Anyway, that was rather an unimportant story. The point is, he didn’t like me. I have no proof of this – what you saw just there is the best I’ve got, and I know full well that that’s nothing – but it’s true.  I recognized it in the way he never spoke to me if he could help it, in the way he grew curt when I joined the conversation. I could feel it, I could see it in his eyes and hear it in his voice. I knew. To be honest, I don’t mind much – he wasn’t that special – but to this day I wonder why exactly he disliked me. And to this day I wonder if there aren’t actually tons of people who despise me, and I just don’t know it because I can’t sense Danish dislike, only American dislike. It would be kind of funny, I think. Kind of sad too.

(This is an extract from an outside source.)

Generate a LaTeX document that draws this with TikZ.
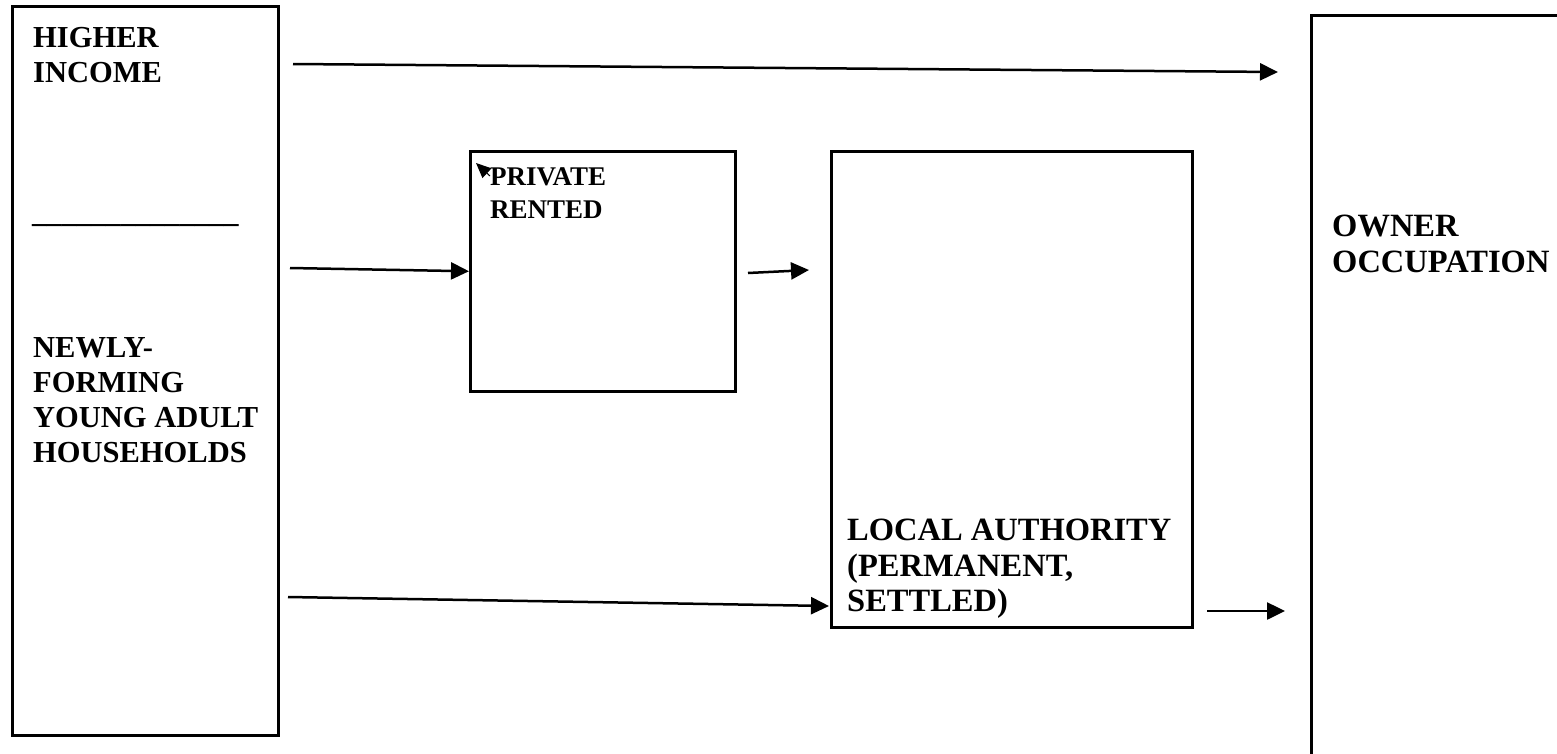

I’ve gotten way off topic, haven’t I? That’s the problem with using a blog as a diary. Right, I started off with coolness, so let’s finish this with coolness. Well, when my mother told me about this ultracoolness I would one day attain, I dismissed it as deeply unlikely that anyone my age would agree with her standards. However, on the (thankfully rare) occasions when I have been called cool, it was always because I just did my own thing and didn’t care what others thought. (I know because I always get a deer-in-headlights look on my face when that happens, prompting people to explain.) So in the long run, she was right, and it happened a lot sooner than I expected. I admit that I wonder whether this would be the case in the US, or if American kids would be more like Erik. But for now, at least, I have the pleasure of knowing that the society I’m in approves of my philosophy of living. I hope I’ll always be able to surround myself with people like that, but even if I’m not, at least now I know they exist.